Of course, politics are so nutso right now, it's a little hard to say what is and is not "do-able."
i think you are delusional - there's no cheap energy any more so these pie-in-the-sky plans aren't goin to work. We can't just pretend that we're not insolvent during continuing climate catastrophe "lead" by a completely corrupt government working solely for corporate America while the rest of us are hung out to dry.
I saw a program on the local news this morning that helps people in poverty. $20k is poverty. And one of the experts interviewed mentioned that anyone in poverty these days is in serious straits because these levels were set decades ago. We can quibble over the ability to live on $10/hr and how that is more per hour than the seriously lagging minimum wage, but that got me thinking...no, Anonymous 3:46 who can't even make up a nym...Joseph isn't delusional. We all are. We've been focusing on miniscule tweaks to a seriously out of date minimum wage which isn't half of what someone needs to get by in this world.
Where's the mass motivation to fight going to come from if it's only going to be over crumbs?
As per the reference to climate by Anonymous -- surely taxpayer incentives ought to favor companies that create jobs that are environmentally sustainable.

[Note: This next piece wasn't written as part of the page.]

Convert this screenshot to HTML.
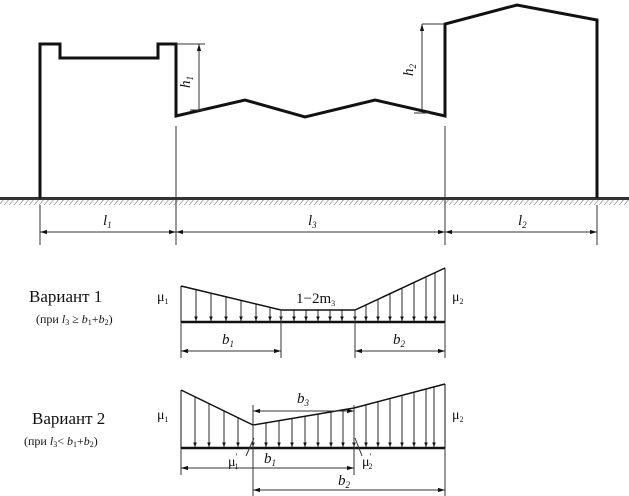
<!DOCTYPE html>
<html><head><meta charset="utf-8"><style>body{margin:0;background:#fff}svg{display:block}text{font-family:"Liberation Serif",serif;fill:#111}</style></head><body>
<svg width="629" height="496" viewBox="0 0 629 496" xmlns="http://www.w3.org/2000/svg">
<defs>
<marker id="a" viewBox="0 0 10 10" refX="10" refY="5" markerWidth="7" markerHeight="7" orient="auto-start-reverse"><path d="M0,2 L10,5 L0,8z" fill="#111"/></marker>
<marker id="d" viewBox="0 0 10 10" refX="10" refY="5" markerWidth="5" markerHeight="5" orient="auto"><path d="M0,1 L10,5 L0,9z" fill="#111"/></marker>
<pattern id="h" width="5" height="6" patternUnits="userSpaceOnUse"><path d="M0,6 L5,0" stroke="#999" stroke-width="0.8"/></pattern>
</defs>
<rect x="0" y="199" width="629" height="6" fill="url(#h)"/>
<line x1="0" y1="198.5" x2="629" y2="198.5" stroke="#333" stroke-width="3"/>
<g fill="none" stroke="#111" stroke-width="3" stroke-linejoin="miter">
<path d="M40,198 V44 H60 V58 H158 V44 H176 V116 L245,100 L305,117 L375,100 L445,116 V24 L517,5 L597,20 V198"/>
</g>
<g stroke="#333" stroke-width="1" fill="none">
<line x1="176" y1="44" x2="205" y2="44"/><line x1="190" y1="110" x2="205" y2="110"/>
<line x1="199" y1="110" x2="199" y2="44" marker-end="url(#a)"/>
<line x1="422" y1="24" x2="445" y2="24"/><line x1="414" y1="113" x2="430" y2="113"/>
<line x1="422" y1="110" x2="422" y2="24" marker-end="url(#a)"/>
<line x1="40" y1="205" x2="40" y2="245"/><line x1="176" y1="126" x2="176" y2="245"/>
<line x1="445" y1="126" x2="445" y2="245"/><line x1="597" y1="205" x2="597" y2="245"/>
<line x1="40" y1="232" x2="176" y2="232" marker-start="url(#a)" marker-end="url(#a)"/>
<line x1="176" y1="232" x2="445" y2="232" marker-start="url(#a)" marker-end="url(#a)"/>
<line x1="445" y1="232" x2="597" y2="232" marker-start="url(#a)" marker-end="url(#a)"/>
</g>
<text x="190" y="82" font-size="15" font-style="italic" transform="rotate(-90 190 82)" text-anchor="middle">h<tspan font-size="9" dy="3">1</tspan></text>
<text x="413" y="70" font-size="15" font-style="italic" transform="rotate(-90 413 70)" text-anchor="middle">h<tspan font-size="9" dy="3">2</tspan></text>
<text x="103" y="225" font-size="15" font-style="italic">l<tspan font-size="9" dy="3">1</tspan></text>
<text x="308" y="225" font-size="15" font-style="italic">l<tspan font-size="9" dy="3">3</tspan></text>
<text x="518" y="225" font-size="15" font-style="italic">l<tspan font-size="9" dy="3">2</tspan></text>

<text x="29" y="302" font-size="17">Вариант 1</text>
<text x="36" y="323" font-size="12">(при <tspan font-style="italic">l</tspan><tspan font-size="8" dy="2">3</tspan><tspan dy="-2"> ≥ </tspan><tspan font-style="italic">b</tspan><tspan font-size="8" dy="2">1</tspan><tspan dy="-2">+</tspan><tspan font-style="italic">b</tspan><tspan font-size="8" dy="2">2</tspan><tspan dy="-2">)</tspan></text>
<g stroke="#111" fill="none">
<path d="M181,286 L281,310 H355 L445,268" stroke-width="1.5"/>
<line x1="181" y1="322" x2="445" y2="322" stroke-width="2.5"/>
<line x1="181" y1="286" x2="181" y2="322"/><line x1="445" y1="268" x2="445" y2="322"/>
</g>
<g stroke="#111" stroke-width="0.9">
<line x1="196" y1="290" x2="196" y2="321" marker-end="url(#d)"/>
<line x1="211" y1="293" x2="211" y2="321" marker-end="url(#d)"/>
<line x1="226" y1="297" x2="226" y2="321" marker-end="url(#d)"/>
<line x1="241" y1="300" x2="241" y2="321" marker-end="url(#d)"/>
<line x1="256" y1="304" x2="256" y2="321" marker-end="url(#d)"/>
<line x1="270" y1="307" x2="270" y2="321" marker-end="url(#d)"/>
<line x1="281" y1="310" x2="281" y2="321" marker-end="url(#d)"/>
<line x1="294" y1="310" x2="294" y2="321" marker-end="url(#d)"/>
<line x1="306" y1="310" x2="306" y2="321" marker-end="url(#d)"/>
<line x1="318" y1="310" x2="318" y2="321" marker-end="url(#d)"/>
<line x1="330" y1="310" x2="330" y2="321" marker-end="url(#d)"/>
<line x1="342" y1="310" x2="342" y2="321" marker-end="url(#d)"/>
<line x1="355" y1="310" x2="355" y2="321" marker-end="url(#d)"/>
<line x1="366" y1="305" x2="366" y2="321" marker-end="url(#d)"/>
<line x1="378" y1="299" x2="378" y2="321" marker-end="url(#d)"/>
<line x1="390" y1="294" x2="390" y2="321" marker-end="url(#d)"/>
<line x1="402" y1="288" x2="402" y2="321" marker-end="url(#d)"/>
<line x1="414" y1="282" x2="414" y2="321" marker-end="url(#d)"/>
<line x1="426" y1="277" x2="426" y2="321" marker-end="url(#d)"/>
<line x1="435" y1="273" x2="435" y2="321" marker-end="url(#d)"/>
</g>
<g stroke="#333" stroke-width="1">
<line x1="181" y1="322" x2="181" y2="358"/><line x1="281" y1="310" x2="281" y2="358"/>
<line x1="355" y1="310" x2="355" y2="358"/><line x1="445" y1="322" x2="445" y2="358"/>
<line x1="181" y1="351" x2="281" y2="351" marker-start="url(#a)" marker-end="url(#a)"/>
<line x1="355" y1="351" x2="445" y2="351" marker-start="url(#a)" marker-end="url(#a)"/>
</g>
<text x="157" y="301" font-size="14">μ<tspan font-size="8" dy="3">1</tspan></text>
<text x="452" y="301" font-size="14">μ<tspan font-size="8" dy="3">2</tspan></text>
<text x="296" y="303" font-size="15">1−2m<tspan font-size="8" dy="3">3</tspan></text>
<text x="222" y="344" font-size="15" font-style="italic">b<tspan font-size="9" dy="3">1</tspan></text>
<text x="393" y="344" font-size="15" font-style="italic">b<tspan font-size="9" dy="3">2</tspan></text>

<text x="32" y="424" font-size="17">Вариант 2</text>
<text x="24" y="445" font-size="12">(при <tspan font-style="italic">l</tspan><tspan font-size="8" dy="2">3</tspan><tspan dy="-2">&lt;  </tspan><tspan font-style="italic">b</tspan><tspan font-size="8" dy="2">1</tspan><tspan dy="-2">+</tspan><tspan font-style="italic">b</tspan><tspan font-size="8" dy="2">2</tspan><tspan dy="-2">)</tspan></text>
<g stroke="#111" fill="none">
<path d="M181,390 L253,425 L354,408 L445,384" stroke-width="1.5"/>
<line x1="181" y1="448" x2="445" y2="448" stroke-width="2.5"/>
<line x1="181" y1="390" x2="181" y2="448"/><line x1="445" y1="384" x2="445" y2="448"/>
</g>
<g stroke="#111" stroke-width="0.9">
<line x1="195" y1="397" x2="195" y2="447" marker-end="url(#d)"/>
<line x1="209" y1="404" x2="209" y2="447" marker-end="url(#d)"/>
<line x1="224" y1="411" x2="224" y2="447" marker-end="url(#d)"/>
<line x1="238" y1="418" x2="238" y2="447" marker-end="url(#d)"/>
<line x1="253" y1="425" x2="253" y2="447" marker-end="url(#d)"/>
<line x1="266" y1="423" x2="266" y2="447" marker-end="url(#d)"/>
<line x1="279" y1="421" x2="279" y2="447" marker-end="url(#d)"/>
<line x1="292" y1="418" x2="292" y2="447" marker-end="url(#d)"/>
<line x1="305" y1="416" x2="305" y2="447" marker-end="url(#d)"/>
<line x1="318" y1="414" x2="318" y2="447" marker-end="url(#d)"/>
<line x1="331" y1="412" x2="331" y2="447" marker-end="url(#d)"/>
<line x1="343" y1="410" x2="343" y2="447" marker-end="url(#d)"/>
<line x1="354" y1="408" x2="354" y2="447" marker-end="url(#d)"/>
<line x1="366" y1="405" x2="366" y2="447" marker-end="url(#d)"/>
<line x1="378" y1="402" x2="378" y2="447" marker-end="url(#d)"/>
<line x1="390" y1="398" x2="390" y2="447" marker-end="url(#d)"/>
<line x1="402" y1="395" x2="402" y2="447" marker-end="url(#d)"/>
<line x1="414" y1="392" x2="414" y2="447" marker-end="url(#d)"/>
<line x1="426" y1="389" x2="426" y2="447" marker-end="url(#d)"/>
<line x1="434" y1="387" x2="434" y2="447" marker-end="url(#d)"/>
</g>
<g stroke="#333" stroke-width="1">
<line x1="253" y1="405" x2="253" y2="496"/><line x1="354" y1="405" x2="354" y2="475"/>
<line x1="181" y1="448" x2="181" y2="475"/><line x1="445" y1="448" x2="445" y2="496"/>
<line x1="253" y1="411" x2="354" y2="411" marker-start="url(#a)" marker-end="url(#a)"/>
<line x1="181" y1="468" x2="354" y2="468" marker-start="url(#a)" marker-end="url(#a)"/>
<line x1="253" y1="490" x2="445" y2="490" marker-start="url(#a)" marker-end="url(#a)"/>
<line x1="246" y1="456" x2="254" y2="438"/><line x1="362" y1="456" x2="355" y2="438"/>
</g>
<text x="157" y="419" font-size="14">μ<tspan font-size="8" dy="3">1</tspan></text>
<text x="452" y="419" font-size="14">μ<tspan font-size="8" dy="3">2</tspan></text>
<text x="228" y="466" font-size="14">μ<tspan font-size="9" dy="-6">′</tspan><tspan font-size="8" dx="-3" dy="9">1</tspan></text>
<text x="362" y="466" font-size="14">μ<tspan font-size="9" dy="-6">′</tspan><tspan font-size="8" dx="-3" dy="9">2</tspan></text>
<text x="297" y="403" font-size="15" font-style="italic">b<tspan font-size="9" dy="3">3</tspan></text>
<text x="264" y="463" font-size="15" font-style="italic">b<tspan font-size="9" dy="3">1</tspan></text>
<text x="338" y="485" font-size="15" font-style="italic">b<tspan font-size="9" dy="3">2</tspan></text>
</svg>
</body></html>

Will the program really reduce inequality?

It looks to me as if the business owner will be earning profit on those $10/hr jobs provided free to him from the state. So the government is subsidizing the profits of some business owners, but not others.

Why reward a subset of business owners (those who create low-paying jobs), while doing nothing for business owners who create well-paying (often high-tech or environmental) jobs? First, it's not fair. Second, it's not what an advanced developed country should be doing. It's the latter group that is more worthy of incentives.

Well-paying jobs create good jobs, because well paid employees have more money to spend on services -- eating out, etc. They don't shop mainly at WalMart. They don't eat at mainly at McDonalds. You create the most well-paying service jobs (even better than $10/hr) as a biproduct of providing incentives for the creation of high paying jobs.